Exercise:
Look through the lines of the material and count those containing "this". Give that count alone.

Records shown:
+===+

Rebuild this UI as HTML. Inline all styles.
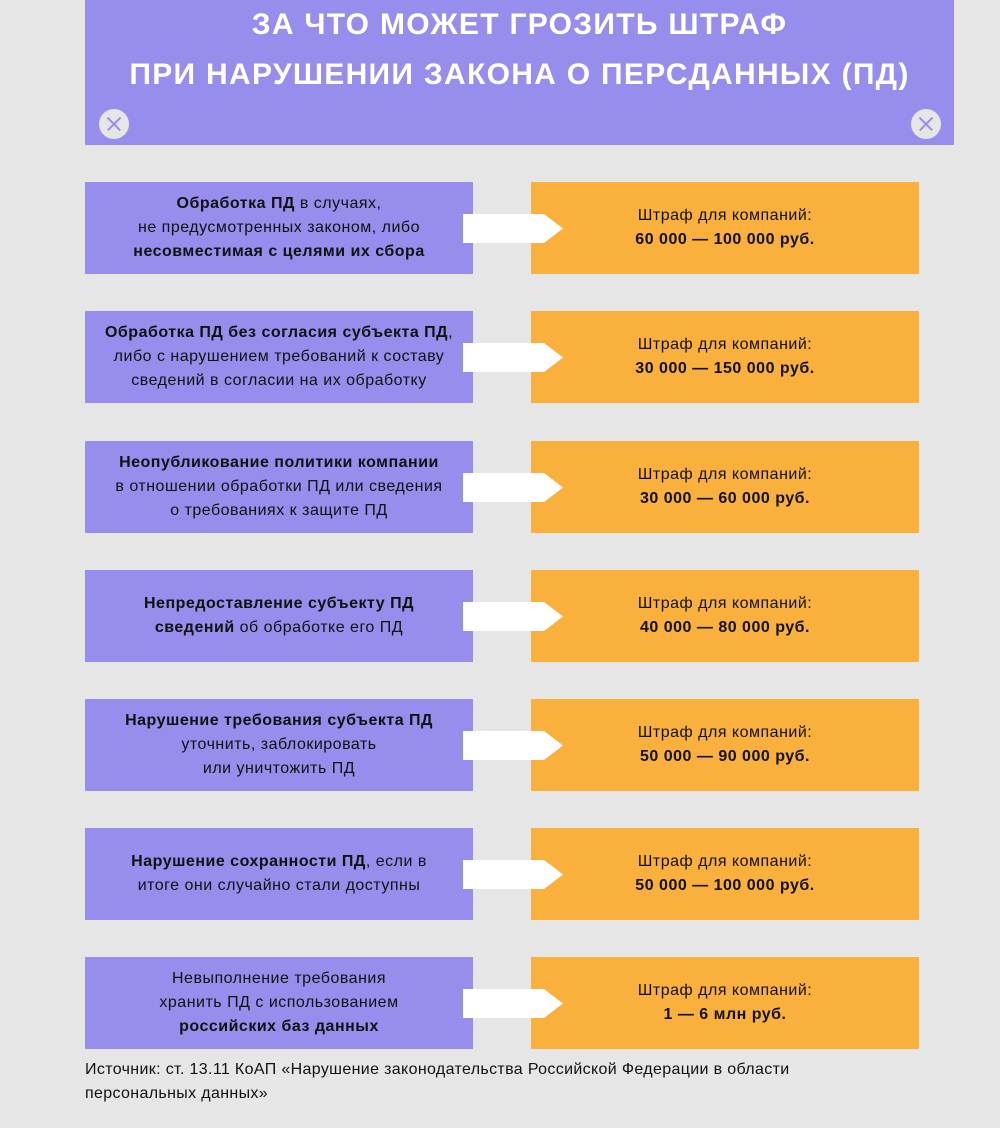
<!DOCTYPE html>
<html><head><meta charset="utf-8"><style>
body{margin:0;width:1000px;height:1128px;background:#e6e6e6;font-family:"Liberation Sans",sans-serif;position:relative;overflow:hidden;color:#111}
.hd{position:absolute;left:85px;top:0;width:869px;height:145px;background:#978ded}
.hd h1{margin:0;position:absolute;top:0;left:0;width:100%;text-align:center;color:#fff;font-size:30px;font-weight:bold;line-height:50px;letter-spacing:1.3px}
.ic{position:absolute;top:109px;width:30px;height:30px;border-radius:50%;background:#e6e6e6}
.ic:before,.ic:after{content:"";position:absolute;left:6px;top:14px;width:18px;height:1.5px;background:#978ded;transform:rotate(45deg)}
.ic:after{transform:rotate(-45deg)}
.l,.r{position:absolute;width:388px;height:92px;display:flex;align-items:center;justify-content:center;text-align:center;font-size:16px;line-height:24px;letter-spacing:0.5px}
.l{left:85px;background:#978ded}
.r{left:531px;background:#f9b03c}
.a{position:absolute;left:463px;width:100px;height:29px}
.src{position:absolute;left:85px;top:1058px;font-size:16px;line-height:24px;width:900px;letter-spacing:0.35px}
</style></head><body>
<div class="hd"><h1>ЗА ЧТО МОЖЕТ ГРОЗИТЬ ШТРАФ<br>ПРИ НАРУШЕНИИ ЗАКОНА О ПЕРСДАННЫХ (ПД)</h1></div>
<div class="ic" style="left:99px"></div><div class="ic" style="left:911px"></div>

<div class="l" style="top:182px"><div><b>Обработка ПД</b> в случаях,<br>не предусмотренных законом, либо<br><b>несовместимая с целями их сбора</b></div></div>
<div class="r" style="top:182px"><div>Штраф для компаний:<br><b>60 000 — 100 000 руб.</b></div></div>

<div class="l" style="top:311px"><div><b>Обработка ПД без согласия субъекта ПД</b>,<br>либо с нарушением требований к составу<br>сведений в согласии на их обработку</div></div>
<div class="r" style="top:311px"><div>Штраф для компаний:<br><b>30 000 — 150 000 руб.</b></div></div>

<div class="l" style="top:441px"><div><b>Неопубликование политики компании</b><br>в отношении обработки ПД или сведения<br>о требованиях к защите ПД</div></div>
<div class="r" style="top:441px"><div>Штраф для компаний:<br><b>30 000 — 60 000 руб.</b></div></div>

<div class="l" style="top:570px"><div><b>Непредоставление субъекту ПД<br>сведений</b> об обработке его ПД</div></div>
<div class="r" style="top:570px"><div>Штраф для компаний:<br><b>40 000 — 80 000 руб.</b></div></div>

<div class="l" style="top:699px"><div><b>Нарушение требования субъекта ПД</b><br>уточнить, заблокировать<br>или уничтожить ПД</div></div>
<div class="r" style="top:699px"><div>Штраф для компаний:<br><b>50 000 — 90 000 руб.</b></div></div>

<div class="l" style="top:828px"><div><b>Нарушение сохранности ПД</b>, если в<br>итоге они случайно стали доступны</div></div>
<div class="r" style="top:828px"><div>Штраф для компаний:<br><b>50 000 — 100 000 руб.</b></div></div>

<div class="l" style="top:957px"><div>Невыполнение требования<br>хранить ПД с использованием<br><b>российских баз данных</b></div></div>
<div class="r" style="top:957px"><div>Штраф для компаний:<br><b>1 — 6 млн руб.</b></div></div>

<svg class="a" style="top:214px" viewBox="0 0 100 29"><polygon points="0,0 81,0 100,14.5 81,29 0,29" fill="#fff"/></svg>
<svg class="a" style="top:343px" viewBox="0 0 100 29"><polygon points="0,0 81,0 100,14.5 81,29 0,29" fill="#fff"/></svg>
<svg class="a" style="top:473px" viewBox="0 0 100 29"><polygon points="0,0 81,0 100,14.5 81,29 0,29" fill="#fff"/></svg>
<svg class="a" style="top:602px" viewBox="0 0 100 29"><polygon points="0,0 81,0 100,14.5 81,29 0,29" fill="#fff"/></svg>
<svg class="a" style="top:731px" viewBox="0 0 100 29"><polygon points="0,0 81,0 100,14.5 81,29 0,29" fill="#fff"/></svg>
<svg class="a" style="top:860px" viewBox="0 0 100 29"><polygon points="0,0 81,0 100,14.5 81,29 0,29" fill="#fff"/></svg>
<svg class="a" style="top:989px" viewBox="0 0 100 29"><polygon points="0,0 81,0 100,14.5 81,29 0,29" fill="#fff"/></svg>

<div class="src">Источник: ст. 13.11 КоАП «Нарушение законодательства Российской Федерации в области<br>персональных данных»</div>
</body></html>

+===+

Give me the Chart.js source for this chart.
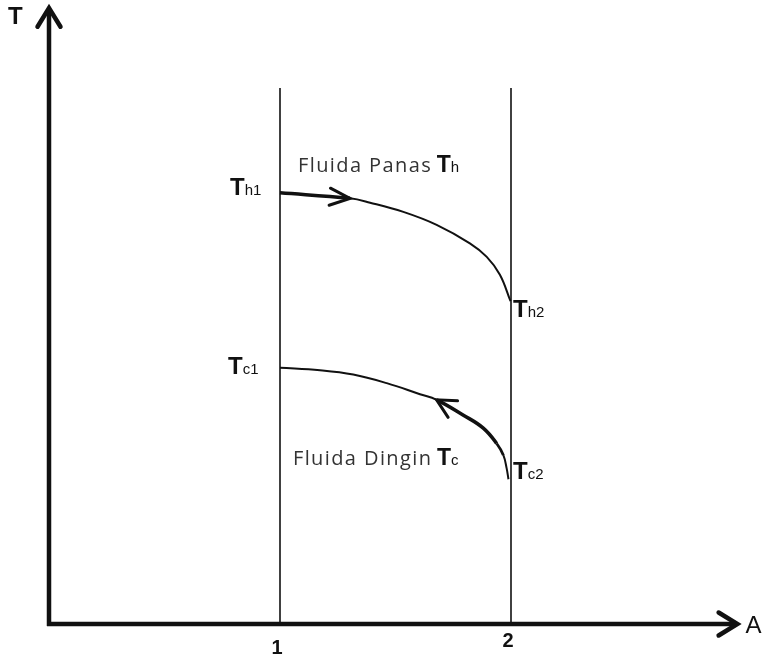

+===+

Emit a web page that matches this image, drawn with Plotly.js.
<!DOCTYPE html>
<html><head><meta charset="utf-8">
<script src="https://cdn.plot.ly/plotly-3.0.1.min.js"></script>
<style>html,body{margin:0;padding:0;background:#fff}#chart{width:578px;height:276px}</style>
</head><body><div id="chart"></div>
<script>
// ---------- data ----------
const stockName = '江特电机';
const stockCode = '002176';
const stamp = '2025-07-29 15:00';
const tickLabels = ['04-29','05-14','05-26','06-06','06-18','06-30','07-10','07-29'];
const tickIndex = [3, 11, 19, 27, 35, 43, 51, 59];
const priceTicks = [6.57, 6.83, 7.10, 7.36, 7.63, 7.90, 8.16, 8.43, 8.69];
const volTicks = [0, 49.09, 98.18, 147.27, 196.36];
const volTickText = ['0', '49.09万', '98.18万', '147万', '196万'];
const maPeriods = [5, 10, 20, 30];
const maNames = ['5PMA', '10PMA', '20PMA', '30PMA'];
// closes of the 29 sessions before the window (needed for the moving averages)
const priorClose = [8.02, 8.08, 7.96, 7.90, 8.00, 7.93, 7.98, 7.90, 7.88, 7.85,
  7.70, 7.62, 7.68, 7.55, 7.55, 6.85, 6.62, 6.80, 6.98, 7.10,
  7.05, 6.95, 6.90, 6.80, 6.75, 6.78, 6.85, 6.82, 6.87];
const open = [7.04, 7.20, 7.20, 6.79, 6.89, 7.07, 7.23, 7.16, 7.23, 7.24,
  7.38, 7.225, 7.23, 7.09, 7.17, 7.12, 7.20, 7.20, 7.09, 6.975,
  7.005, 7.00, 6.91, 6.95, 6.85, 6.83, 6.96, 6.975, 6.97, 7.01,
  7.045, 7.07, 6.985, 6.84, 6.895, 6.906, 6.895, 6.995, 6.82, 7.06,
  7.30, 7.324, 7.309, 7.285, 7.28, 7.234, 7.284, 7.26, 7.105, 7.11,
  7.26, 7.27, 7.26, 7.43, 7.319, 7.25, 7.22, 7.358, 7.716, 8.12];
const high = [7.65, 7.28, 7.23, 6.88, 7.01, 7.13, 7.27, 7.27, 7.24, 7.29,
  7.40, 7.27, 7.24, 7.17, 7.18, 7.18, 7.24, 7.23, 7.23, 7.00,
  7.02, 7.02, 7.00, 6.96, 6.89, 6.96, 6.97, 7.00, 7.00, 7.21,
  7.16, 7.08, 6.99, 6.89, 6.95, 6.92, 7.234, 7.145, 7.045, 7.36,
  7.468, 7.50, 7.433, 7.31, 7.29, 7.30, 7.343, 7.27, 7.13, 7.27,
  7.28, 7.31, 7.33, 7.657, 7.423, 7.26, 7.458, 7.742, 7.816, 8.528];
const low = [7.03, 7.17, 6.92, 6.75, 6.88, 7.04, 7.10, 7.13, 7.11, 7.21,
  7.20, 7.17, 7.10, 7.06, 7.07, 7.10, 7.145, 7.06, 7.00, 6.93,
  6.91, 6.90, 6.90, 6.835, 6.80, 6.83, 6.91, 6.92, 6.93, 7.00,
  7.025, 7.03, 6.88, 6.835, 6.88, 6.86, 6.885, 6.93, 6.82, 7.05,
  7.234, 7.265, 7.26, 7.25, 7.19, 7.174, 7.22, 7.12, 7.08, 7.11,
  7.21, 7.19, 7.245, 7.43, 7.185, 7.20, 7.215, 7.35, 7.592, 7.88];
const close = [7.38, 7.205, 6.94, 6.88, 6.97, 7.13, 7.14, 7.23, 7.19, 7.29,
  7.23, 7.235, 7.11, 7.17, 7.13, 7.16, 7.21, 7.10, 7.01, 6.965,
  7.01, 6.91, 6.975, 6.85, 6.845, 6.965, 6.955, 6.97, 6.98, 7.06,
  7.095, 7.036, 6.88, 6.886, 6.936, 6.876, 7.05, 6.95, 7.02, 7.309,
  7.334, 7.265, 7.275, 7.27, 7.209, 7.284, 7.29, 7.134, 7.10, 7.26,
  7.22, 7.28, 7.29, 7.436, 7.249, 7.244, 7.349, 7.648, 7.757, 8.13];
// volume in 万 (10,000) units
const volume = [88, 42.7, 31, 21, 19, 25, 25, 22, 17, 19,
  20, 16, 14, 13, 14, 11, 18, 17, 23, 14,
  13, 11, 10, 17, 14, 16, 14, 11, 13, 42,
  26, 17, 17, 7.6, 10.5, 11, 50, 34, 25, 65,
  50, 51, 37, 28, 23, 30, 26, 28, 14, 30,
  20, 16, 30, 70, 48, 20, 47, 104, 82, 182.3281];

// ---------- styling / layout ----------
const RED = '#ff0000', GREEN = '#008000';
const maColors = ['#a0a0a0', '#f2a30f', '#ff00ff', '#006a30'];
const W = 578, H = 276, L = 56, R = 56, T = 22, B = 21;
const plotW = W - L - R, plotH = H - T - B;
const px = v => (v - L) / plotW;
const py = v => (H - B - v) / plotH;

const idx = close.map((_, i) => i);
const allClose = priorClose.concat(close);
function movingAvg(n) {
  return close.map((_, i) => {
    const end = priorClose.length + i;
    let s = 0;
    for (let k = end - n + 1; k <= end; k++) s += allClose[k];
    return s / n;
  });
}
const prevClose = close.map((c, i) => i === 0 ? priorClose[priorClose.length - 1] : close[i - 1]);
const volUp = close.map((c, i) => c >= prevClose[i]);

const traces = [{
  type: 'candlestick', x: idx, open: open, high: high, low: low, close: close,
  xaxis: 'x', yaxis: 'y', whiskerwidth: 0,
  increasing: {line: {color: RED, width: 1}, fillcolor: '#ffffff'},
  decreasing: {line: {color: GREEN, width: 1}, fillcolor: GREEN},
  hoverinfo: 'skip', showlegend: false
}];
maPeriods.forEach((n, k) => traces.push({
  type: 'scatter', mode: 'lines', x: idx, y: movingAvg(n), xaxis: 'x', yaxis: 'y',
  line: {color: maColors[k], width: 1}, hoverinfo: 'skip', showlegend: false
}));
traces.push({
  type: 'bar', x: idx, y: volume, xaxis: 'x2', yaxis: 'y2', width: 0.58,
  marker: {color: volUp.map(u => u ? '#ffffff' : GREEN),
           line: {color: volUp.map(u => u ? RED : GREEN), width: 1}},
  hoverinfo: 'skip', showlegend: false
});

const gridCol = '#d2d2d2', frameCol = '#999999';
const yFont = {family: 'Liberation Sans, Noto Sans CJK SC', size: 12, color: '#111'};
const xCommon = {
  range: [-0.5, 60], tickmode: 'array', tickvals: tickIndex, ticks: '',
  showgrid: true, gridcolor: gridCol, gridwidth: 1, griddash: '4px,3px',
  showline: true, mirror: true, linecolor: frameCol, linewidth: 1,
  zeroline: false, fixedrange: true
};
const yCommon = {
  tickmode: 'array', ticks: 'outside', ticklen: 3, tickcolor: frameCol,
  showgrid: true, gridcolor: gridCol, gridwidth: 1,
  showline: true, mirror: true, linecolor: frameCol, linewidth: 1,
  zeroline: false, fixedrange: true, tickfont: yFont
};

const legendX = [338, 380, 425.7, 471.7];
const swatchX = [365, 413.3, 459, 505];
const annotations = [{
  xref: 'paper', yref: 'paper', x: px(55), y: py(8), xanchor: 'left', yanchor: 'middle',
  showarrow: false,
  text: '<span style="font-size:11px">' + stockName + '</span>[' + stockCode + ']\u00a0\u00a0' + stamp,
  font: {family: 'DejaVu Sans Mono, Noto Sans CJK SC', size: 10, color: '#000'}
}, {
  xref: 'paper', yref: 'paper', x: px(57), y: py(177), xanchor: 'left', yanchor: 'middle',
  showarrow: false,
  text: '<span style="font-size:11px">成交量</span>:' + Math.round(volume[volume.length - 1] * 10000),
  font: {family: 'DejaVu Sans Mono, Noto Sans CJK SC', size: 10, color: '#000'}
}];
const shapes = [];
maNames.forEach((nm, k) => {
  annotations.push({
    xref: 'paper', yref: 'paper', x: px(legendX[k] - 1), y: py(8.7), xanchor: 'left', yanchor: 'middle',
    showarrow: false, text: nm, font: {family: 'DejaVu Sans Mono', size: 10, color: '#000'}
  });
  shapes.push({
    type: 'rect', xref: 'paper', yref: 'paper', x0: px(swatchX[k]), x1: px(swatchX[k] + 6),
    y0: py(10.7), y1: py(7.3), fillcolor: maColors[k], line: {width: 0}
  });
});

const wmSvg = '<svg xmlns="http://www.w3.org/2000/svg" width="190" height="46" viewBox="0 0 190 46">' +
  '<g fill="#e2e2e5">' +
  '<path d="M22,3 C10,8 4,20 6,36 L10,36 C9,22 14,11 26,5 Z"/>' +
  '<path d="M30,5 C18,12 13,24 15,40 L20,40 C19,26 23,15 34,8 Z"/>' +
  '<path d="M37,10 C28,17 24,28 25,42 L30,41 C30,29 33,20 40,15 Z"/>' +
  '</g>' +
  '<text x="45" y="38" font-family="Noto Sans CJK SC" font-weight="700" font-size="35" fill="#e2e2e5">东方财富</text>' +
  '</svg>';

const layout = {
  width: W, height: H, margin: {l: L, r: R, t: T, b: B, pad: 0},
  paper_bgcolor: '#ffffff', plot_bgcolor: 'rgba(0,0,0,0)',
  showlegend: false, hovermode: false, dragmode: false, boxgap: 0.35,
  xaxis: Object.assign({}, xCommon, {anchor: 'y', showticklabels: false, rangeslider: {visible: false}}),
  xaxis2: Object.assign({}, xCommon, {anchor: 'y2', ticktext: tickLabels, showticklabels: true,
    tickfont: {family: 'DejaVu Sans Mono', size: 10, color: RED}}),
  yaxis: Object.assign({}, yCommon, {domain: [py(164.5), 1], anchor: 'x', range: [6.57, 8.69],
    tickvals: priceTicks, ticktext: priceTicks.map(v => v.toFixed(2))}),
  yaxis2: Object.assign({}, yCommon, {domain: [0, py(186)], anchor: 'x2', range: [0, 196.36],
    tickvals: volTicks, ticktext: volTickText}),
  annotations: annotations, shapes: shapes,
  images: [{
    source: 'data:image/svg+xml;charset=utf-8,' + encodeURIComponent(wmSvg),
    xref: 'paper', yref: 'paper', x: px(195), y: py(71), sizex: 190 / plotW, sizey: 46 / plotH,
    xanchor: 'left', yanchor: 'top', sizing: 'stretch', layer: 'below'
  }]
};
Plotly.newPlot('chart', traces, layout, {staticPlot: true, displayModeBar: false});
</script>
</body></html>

+===+

Solved problem:
3